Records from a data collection

------

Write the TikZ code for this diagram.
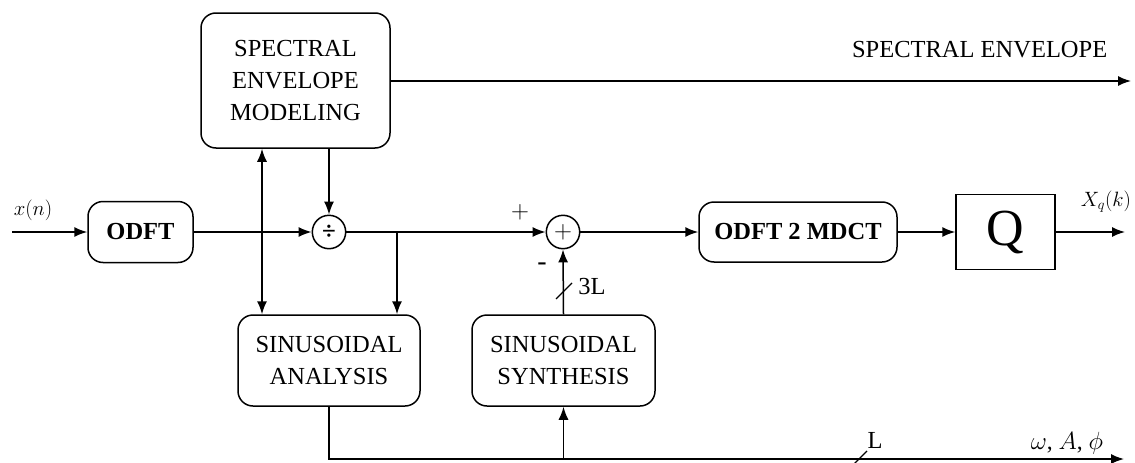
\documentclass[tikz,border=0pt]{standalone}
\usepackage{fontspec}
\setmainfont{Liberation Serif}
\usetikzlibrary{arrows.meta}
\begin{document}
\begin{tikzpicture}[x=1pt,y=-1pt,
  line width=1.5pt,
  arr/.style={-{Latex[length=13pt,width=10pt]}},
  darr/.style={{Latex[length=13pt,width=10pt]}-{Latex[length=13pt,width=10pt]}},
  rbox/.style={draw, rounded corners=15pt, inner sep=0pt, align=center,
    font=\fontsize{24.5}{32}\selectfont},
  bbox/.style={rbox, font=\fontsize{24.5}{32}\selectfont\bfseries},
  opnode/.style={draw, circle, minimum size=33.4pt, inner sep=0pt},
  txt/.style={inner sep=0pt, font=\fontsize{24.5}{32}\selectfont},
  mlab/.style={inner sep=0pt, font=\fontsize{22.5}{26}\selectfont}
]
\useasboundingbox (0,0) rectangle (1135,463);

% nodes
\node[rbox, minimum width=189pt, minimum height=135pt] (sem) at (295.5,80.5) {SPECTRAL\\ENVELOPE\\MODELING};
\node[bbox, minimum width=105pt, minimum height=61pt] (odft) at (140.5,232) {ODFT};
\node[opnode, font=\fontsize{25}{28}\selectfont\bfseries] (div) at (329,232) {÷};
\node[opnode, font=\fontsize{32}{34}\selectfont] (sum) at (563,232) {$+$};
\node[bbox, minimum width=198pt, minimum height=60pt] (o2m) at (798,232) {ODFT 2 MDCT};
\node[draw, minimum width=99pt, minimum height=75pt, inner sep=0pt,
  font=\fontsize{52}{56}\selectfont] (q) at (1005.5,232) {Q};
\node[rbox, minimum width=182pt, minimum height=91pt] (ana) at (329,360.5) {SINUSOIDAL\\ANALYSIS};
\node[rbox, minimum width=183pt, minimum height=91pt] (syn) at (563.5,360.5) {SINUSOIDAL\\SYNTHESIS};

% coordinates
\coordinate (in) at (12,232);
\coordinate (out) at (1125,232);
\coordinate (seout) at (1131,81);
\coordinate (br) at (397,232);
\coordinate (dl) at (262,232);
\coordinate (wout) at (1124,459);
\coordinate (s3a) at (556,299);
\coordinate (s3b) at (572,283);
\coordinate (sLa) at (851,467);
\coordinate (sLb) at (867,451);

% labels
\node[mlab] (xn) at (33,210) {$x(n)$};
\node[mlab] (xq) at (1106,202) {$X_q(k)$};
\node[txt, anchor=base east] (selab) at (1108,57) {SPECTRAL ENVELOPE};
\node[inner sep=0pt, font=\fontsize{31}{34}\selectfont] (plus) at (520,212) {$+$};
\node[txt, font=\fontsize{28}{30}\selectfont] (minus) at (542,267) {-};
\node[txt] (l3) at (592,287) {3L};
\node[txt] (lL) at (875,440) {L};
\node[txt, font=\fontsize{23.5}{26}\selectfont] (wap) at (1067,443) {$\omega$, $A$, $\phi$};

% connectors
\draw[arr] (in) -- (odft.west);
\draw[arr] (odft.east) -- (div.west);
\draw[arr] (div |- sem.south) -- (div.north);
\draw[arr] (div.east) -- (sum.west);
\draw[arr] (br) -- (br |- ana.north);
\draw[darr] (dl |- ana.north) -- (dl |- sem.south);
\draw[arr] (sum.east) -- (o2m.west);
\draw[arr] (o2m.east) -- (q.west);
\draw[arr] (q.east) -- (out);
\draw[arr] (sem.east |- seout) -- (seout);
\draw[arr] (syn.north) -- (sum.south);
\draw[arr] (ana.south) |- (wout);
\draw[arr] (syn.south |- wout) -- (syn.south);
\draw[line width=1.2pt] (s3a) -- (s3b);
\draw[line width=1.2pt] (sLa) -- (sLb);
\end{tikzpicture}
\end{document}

------

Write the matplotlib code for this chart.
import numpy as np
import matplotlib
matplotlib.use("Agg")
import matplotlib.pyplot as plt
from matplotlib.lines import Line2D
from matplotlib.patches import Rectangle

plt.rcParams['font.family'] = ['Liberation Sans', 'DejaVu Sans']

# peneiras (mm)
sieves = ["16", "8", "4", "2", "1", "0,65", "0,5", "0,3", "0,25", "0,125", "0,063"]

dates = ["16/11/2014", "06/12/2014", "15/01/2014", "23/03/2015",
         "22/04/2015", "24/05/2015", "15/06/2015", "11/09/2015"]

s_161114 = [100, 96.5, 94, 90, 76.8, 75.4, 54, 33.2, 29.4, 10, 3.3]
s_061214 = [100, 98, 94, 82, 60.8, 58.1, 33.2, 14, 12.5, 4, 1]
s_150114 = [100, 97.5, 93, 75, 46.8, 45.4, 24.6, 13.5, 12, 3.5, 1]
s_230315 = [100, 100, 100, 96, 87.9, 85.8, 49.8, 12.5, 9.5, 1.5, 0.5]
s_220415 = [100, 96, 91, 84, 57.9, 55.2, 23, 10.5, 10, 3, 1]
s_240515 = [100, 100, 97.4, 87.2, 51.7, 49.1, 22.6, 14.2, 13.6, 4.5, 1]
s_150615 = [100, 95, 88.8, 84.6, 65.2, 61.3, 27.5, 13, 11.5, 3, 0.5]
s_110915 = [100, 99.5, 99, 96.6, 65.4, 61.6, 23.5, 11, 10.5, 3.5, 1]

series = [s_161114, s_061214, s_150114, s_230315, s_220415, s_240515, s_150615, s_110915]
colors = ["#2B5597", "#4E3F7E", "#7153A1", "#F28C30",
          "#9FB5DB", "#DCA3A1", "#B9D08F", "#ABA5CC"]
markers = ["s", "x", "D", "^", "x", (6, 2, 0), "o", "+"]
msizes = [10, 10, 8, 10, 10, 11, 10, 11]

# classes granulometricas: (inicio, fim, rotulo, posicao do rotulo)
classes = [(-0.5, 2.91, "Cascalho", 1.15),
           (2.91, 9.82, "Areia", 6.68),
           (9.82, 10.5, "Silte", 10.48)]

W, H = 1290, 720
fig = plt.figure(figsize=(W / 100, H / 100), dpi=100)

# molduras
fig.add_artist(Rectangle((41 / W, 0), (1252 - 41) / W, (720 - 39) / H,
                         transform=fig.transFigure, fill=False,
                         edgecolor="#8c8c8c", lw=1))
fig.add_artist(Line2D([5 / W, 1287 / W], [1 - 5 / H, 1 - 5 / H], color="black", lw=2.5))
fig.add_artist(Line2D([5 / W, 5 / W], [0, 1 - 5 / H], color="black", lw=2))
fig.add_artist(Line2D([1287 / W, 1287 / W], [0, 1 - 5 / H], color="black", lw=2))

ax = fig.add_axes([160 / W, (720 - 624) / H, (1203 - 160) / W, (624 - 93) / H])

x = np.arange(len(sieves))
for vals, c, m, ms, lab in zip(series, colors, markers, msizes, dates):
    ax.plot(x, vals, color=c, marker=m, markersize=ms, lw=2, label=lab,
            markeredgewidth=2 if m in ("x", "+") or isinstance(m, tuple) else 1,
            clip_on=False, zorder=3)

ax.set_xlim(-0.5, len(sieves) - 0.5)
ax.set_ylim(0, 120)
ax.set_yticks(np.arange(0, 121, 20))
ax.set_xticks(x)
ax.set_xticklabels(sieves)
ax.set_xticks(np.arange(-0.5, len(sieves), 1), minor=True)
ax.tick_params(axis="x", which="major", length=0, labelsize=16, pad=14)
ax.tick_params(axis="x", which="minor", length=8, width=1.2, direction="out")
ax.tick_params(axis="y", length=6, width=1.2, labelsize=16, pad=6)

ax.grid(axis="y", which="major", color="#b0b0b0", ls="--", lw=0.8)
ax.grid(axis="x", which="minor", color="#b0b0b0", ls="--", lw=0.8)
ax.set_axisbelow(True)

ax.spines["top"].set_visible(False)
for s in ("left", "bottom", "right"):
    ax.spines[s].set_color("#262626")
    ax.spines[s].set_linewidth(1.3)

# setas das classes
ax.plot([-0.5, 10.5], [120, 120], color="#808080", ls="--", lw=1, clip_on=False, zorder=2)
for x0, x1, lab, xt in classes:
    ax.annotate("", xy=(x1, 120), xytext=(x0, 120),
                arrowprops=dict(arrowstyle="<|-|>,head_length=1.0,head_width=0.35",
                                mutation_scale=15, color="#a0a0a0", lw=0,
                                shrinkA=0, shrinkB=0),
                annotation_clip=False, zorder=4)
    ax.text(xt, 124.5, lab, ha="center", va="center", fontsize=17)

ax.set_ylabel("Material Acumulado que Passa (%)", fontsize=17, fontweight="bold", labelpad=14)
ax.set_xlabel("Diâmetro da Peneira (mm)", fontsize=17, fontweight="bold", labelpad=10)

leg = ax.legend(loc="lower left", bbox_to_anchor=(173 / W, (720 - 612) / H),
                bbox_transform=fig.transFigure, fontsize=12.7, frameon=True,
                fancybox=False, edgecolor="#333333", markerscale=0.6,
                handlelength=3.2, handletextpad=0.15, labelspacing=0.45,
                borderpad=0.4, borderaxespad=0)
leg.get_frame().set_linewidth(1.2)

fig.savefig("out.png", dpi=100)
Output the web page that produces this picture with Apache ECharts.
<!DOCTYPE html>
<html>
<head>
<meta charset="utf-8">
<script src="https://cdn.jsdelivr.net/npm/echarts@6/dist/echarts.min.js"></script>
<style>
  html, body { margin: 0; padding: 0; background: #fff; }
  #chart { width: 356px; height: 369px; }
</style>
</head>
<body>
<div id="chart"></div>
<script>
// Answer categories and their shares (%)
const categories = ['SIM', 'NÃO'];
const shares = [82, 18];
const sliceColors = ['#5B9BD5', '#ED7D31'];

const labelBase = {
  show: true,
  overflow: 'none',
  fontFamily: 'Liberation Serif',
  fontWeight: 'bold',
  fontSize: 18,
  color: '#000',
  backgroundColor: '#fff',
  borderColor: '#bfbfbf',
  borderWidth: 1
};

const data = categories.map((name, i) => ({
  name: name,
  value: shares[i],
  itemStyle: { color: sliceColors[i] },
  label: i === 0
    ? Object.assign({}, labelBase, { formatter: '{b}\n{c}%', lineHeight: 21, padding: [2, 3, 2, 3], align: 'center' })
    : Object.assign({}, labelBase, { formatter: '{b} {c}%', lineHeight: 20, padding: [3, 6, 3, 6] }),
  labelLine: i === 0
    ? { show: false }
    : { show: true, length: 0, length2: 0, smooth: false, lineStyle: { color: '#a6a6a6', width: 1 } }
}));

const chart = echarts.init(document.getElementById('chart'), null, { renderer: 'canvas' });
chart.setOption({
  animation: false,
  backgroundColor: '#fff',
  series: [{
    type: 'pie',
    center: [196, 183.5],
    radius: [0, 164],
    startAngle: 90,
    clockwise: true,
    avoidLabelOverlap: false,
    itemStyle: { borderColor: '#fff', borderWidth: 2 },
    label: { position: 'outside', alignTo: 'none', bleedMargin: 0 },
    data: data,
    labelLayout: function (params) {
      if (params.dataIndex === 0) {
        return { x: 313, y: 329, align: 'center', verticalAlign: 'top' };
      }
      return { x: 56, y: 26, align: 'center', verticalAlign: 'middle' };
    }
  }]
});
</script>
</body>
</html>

------

Each line in the listing above that contains "Write" should be copied.

▸ **Worked answer**:
Write the TikZ code for this diagram.
Write the matplotlib code for this chart.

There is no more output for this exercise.